Wie in den Kommunen liegen die zentralen Fragen auf der Einnahmeseite. So verfügen z.B. in Griechenland etwa 2.000 reiche Familien über 80 Prozent des Reichtums im Lande. Insgesamt sind die Ausgaben in Europa in den vergangenen Jahren durch die Bank zurück gefahren worden und die Einnahmen eingebrochen. Wir haben es kommunal, national und international mit einer immer stärkeren Ungerechtigkeit in der Verteilung zu tun. Die Schere zwischen Reich und Arm geht immer weiter auseinander – auf allen Ebenen. Dafür trägt die europäische Politik der vergangenen Jahre große Verantwortung.

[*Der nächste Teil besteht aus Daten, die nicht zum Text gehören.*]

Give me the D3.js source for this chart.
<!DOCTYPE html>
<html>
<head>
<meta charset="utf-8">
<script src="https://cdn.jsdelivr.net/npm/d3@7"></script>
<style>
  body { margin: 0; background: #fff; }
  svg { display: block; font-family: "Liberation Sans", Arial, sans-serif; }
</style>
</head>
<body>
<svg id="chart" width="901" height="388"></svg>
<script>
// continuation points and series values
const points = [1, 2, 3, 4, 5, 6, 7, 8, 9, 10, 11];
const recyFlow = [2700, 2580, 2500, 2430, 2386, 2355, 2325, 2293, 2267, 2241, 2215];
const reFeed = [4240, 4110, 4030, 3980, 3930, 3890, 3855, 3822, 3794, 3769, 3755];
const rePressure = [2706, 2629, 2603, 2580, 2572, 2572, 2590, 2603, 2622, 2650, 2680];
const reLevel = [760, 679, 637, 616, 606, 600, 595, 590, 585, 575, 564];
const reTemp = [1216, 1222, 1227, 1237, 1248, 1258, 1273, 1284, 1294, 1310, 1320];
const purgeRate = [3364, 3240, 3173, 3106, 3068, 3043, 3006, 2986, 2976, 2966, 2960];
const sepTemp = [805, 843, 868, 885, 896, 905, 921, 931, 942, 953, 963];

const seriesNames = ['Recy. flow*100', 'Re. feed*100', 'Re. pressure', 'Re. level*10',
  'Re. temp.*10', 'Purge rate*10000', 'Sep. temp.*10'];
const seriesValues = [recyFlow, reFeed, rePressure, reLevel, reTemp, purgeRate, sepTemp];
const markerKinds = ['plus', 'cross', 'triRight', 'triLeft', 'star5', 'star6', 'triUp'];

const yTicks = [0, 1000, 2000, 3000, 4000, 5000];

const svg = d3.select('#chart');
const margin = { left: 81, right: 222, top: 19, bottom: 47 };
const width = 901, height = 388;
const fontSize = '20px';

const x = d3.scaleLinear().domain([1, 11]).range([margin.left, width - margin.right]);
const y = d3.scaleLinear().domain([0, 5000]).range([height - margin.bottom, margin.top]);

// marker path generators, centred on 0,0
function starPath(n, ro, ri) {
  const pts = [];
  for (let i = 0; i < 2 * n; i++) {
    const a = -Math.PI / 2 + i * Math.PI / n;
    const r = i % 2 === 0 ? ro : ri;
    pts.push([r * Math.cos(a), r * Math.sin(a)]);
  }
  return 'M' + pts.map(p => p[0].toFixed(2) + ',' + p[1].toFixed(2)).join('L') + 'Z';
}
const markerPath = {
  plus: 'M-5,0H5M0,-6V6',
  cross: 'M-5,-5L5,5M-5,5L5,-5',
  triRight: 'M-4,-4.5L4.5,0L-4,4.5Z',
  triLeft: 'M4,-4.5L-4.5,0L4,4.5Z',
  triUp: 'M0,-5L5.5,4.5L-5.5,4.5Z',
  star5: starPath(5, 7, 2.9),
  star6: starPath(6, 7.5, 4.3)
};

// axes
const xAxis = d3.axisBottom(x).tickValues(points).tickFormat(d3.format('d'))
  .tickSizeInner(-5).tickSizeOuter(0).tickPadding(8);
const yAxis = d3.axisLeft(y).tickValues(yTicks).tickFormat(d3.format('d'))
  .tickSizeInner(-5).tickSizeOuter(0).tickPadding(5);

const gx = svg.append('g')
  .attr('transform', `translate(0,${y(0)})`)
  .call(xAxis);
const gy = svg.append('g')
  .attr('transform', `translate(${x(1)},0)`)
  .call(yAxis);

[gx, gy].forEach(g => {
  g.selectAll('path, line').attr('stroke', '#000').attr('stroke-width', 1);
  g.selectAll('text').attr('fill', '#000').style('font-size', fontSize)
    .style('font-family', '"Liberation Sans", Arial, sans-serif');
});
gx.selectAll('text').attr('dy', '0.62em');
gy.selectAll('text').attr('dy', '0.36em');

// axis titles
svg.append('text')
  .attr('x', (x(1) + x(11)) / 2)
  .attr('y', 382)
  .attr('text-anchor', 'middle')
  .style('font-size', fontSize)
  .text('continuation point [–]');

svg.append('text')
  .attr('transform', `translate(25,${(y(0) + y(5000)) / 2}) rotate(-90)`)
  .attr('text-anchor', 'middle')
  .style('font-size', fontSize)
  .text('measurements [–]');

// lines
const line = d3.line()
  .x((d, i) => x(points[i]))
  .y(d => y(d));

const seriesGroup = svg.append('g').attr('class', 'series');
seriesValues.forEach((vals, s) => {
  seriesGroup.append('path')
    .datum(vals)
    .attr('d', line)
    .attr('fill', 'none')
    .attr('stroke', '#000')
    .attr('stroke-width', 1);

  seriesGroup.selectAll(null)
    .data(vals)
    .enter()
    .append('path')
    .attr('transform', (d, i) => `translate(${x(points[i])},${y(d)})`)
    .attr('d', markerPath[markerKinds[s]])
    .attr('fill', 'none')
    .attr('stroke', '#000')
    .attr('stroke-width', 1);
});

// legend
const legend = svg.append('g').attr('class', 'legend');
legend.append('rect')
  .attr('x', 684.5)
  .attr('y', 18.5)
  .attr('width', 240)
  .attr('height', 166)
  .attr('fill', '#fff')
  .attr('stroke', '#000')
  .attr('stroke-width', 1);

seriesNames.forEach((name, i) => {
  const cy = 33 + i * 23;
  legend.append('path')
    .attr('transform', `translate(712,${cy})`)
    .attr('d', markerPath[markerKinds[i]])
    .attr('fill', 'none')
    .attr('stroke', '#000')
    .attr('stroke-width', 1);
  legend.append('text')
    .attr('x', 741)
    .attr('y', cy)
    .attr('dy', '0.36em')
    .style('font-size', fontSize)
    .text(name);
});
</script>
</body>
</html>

Während überall darüber lamentiert wird, dass die Sozialausgaben und Daseinsversorgung zurück gefahren werden soll, dass die „deutsche“ Rente mit 67 Jahren und die „deutsche“ Schuldenbremse in allen Ländern greifen soll, bleibt es dabei, dass die Banken und Spekulanten verschont werden. Wir haben es mit einer grundlegenden Verteilungskrise zu tun und diese zu überwinden benötigt sowohl kurzfristig wie auf längere Sicht eine gänzlich andere Politik.

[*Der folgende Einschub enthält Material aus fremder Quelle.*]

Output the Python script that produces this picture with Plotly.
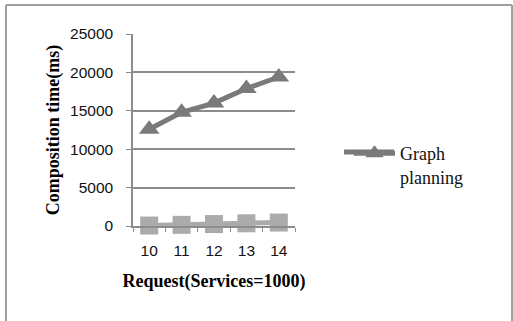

Anstatt eine so genannte Fiskalunion einzufordern, wird es immer dringlicher Wege zu eröffnen, die diejenigen in die Pflicht nehmen, die sich an vielen Orten dumm und dämlich verdient haben. Dazu müssen soziale Standards beschrieben werden, müssen Bildungsanstrengungen verschärft angegangen werden und steuerliche Maßnahmen ergriffen werden, die immer unumgänglicher gesichert werden müssen. Denn die Zukunft Europas und die Zukunft der Nationalstaaten benötigt verlässliche Perspektiven für die Städte und Gemeinden und den dort lebenden Menschen, die gute Arbeit, gute Bildung und gutes Leben ermöglichen und garantieren.

Davon sind wir noch ein ganzes Stück entfernt – Europäisch und bundespolitisch. Auf der Landesebene auf der über einen falsch angelegten Stärkungspakt für die Städte und die Einführung der Schuldenbremse in die Landesverfassung fabuliert wird und auf der kommunalen Ebene in der auf einmal selbst Kunstwerke zur Rettung herhalten könnten. Eine Entwicklung, die dringend gestoppt werden muss.

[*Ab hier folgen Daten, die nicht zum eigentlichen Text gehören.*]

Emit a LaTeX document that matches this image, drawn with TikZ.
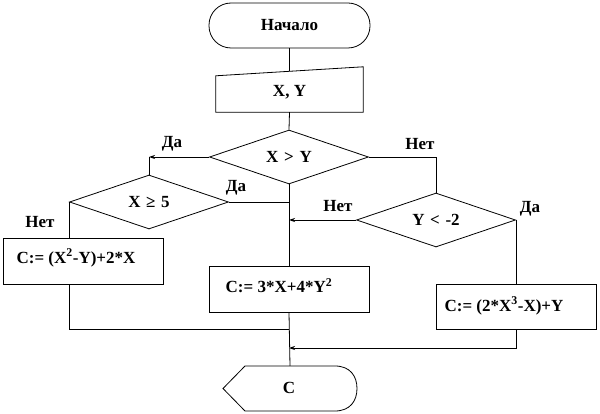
\documentclass[tikz,border=0pt]{standalone}
\usepackage{fontspec}
\setmainfont{Liberation Serif}
\usetikzlibrary{arrows.meta,shapes.geometric,calc}
\tikzset{
  every picture/.style={x=1pt,y=-1pt},
  ln/.style={line width=0.8pt},
  arr/.style={ln,-{Stealth[length=6pt,width=4pt]}},
  txt/.style={font=\fontsize{17}{19}\selectfont\bfseries,inner sep=0pt},
  box/.style={ln,draw,rectangle,inner sep=0pt,minimum width=160pt,minimum height=46pt},
  dec/.style={ln,draw,diamond,inner sep=0pt,minimum width=159pt,minimum height=54pt,aspect=3,font=\fontsize{17}{19}\selectfont\bfseries},
  term/.style={ln,draw,rectangle,rounded corners=22pt,minimum width=161pt,minimum height=45pt,inner sep=0pt,font=\fontsize{17}{19}\selectfont\bfseries},
  ghost/.style={rectangle,inner sep=0pt},
}
\begin{document}
\begin{tikzpicture}
\useasboundingbox (0,0) rectangle (600,414);
% start
\node[term] (start) at (289.5,25.5) {Начало};
% input
\node[ghost,minimum width=147pt,minimum height=45pt] (in) at (289.5,89.5) {};
\draw[ln] (in.south west) -- (in.south east) -- (in.north east) -- ($(in.north west)+(0,9)$) -- cycle;
\node[txt] (intext) at (289.5,92) {X, Y};
\coordinate (intop) at (289.5,71.5);
% decisions
\node[dec] (d1) at (289,157) {X\,\,>\,\,Y};
\node[dec] (d2) at (149,202) {X\,\,≥\,\,5};
\node[dec] (d3) at (436,220) {Y\,\,<\,\,-2};
% boxes
\node[box] (b1) at (83,261) {};
\node[txt] (t1) at (76,258) {C:= (X\textsuperscript{2}-Y)+2*X};
\node[box] (b2) at (289,289) {};
\node[txt] (t2) at (279,286) {C:= 3*X+4*Y\textsuperscript{2}};
\node[box,minimum height=45pt] (b3) at (516,306.5) {};
\node[txt] (t3) at (504,306) {C:= (2*X\textsuperscript{3}-X)+Y};
% output
\node[ghost,minimum width=134pt,minimum height=45pt] (out) at (290,388.5) {};
\draw[ln] (245,366) -- (335,366) .. controls (350,366) and (357,376) .. (357,388.5)
  .. controls (357,401) and (350,411) .. (335,411) -- (245,411) -- (223,388.5) -- cycle;
\node[txt] (outtext) at (289,388) {C};
% merge points
\coordinate (m1) at (289,329);
\coordinate (m2) at (289,348);
% connectors
\draw[ln] (start.south) -- (intop);
\draw[ln] (in.south) -- (d1.north);
\draw[arr] (d1.west) -- (d1.west -| d2.north);
\draw[ln] (d1.west -| d2.north) -- (d2.north);
\draw[ln] (d1.east) -| (d3.north);
\draw[ln] (d1.south) -- (b2.north);
\draw[ln] (d2.east) -- (d2.east -| d1.south);
\draw[ln] (d2.west) -- (d2.west |- b1.north);
\draw[arr] (d3.west) -- (d3.west -| d1.south);
\draw[ln] (d3.east) -- (d3.east |- b3.north);
\draw[ln] (d2.west |- b1.south) |- (m1);
\draw[ln] (b2.south) -- (out.north);
\draw[arr] (b3.south) |- (m2);
% labels
\node[txt] (l1) at (172,144) {Да};
\node[txt] (l2) at (236,188) {Да};
\node[txt] (l3) at (40,222) {Нет};
\node[txt] (l4) at (420,144) {Нет};
\node[txt] (l5) at (338,206) {Нет};
\node[txt] (l6) at (530,209) {Да};
\end{tikzpicture}
\end{document}
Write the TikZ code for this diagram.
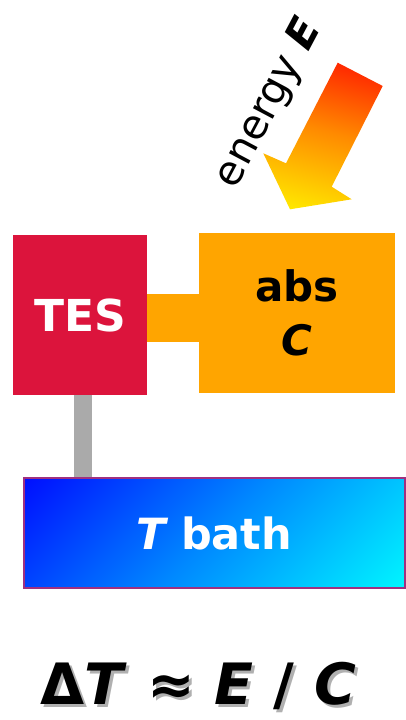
\documentclass[tikz,border=0pt]{standalone}
\usepackage{fontspec}
\setmainfont{DejaVu Sans}
\definecolor{tescrimson}{HTML}{DC143C}
\definecolor{absorange}{HTML}{FFA500}
\definecolor{linkgray}{HTML}{AAAAAA}
\definecolor{bathedge}{HTML}{A03080}
\definecolor{arrowtop}{HTML}{FF2200}
\definecolor{arrowmid}{HTML}{FF8A00}
\definecolor{arrowbot}{HTML}{FFE800}
\definecolor{bathtl}{HTML}{0010FF}
\definecolor{bathmid}{HTML}{0088FF}
\definecolor{bathbr}{HTML}{00F4FF}
\definecolor{shadowgray}{HTML}{B0B0B0}
% smooth gradients that run over the whole filled area
\pgfdeclareverticalshading{bathgrad}{100bp}{color(0bp)=(bathbr); color(15bp)=(bathbr); color(50bp)=(bathmid); color(85bp)=(bathtl); color(100bp)=(bathtl)}
\pgfdeclareverticalshading{arrowgrad}{100bp}{color(0bp)=(arrowbot); color(22bp)=(arrowbot); color(52bp)=(arrowmid); color(78bp)=(arrowtop); color(100bp)=(arrowtop)}
\tikzset{
  boxlabel/.style={font=\bfseries\fontsize{44}{48}\selectfont, align=center, inner sep=0pt},
  formula/.style={font=\bfseries\fontsize{57}{62}\selectfont, inner sep=0pt},
}
\begin{document}
\begin{tikzpicture}[x=1pt, y=-1pt]
\useasboundingbox (0,0) rectangle (406,720);

% thermal links
\draw[line width=48pt, absorange] (147,318) -- (199,318);
\draw[line width=18pt, linkgray] (83,395) -- (83,478);

% TES sensor
\node[fill=tescrimson, minimum width=134pt, minimum height=160pt, inner sep=0pt, anchor=north west] (tes) at (13,235) {};
\node[boxlabel, text=white] at (tes.center) {TES};

% absorber
\node[fill=absorange, minimum width=196pt, minimum height=160pt, inner sep=0pt, anchor=north west] (abs) at (199,233) {};
\node[boxlabel, text=black, font=\bfseries\fontsize{42}{54}\selectfont] at (abs.center) {abs\\\itshape C};

% heat bath
\shade[shading=bathgrad, shading angle=45] (24,478) rectangle (405,588);
\draw[bathedge, line width=1.2pt] (24,478) rectangle (405,588);
\node (bath) at (214.5,533) {};
\node[boxlabel, text=white, font=\bfseries\fontsize{43}{48}\selectfont] at (bath.center) {\itshape T\upshape\ bath};

% incoming energy arrow
\shade[shading=arrowgrad, shading angle=-15]
  (337.7,62.7) -- (382.7,86) -- (331.7,186.7) -- (351.7,199.3) -- (290,209.3)
  -- (263.3,153.3) -- (286,163.3) -- cycle;
\node[rotate=62, inner sep=0pt, font=\fontsize{41}{44}\selectfont] (elabel) at (269,104) {energy \textbf{\itshape E}};

% result, with its drop shadow
\node[formula, text=shadowgray] at (201.5,688.5) {\char"0394\textit{T} ≈ \textit{E} / \textit{C}};
\node[formula, text=black] (result) at (198.5,685.5) {\char"0394\textit{T} ≈ \textit{E} / \textit{C}};
\end{tikzpicture}
\end{document}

Das wird aber nicht von selbst geschehen, sondern erfordert einen klaren Blick auf die tatsächlichen Probleme und deren Ursachen und die Bereitschaft aktiv dafür einzutreten. Die Occupy-Bewegung hat dazu einige gute Anstöße gegeben. Aufstehen für die eigene Stadt ist dabei ein lokaler Anker aus dem Handlungsfähigkeit und Widerstand entwickelt werden müssen.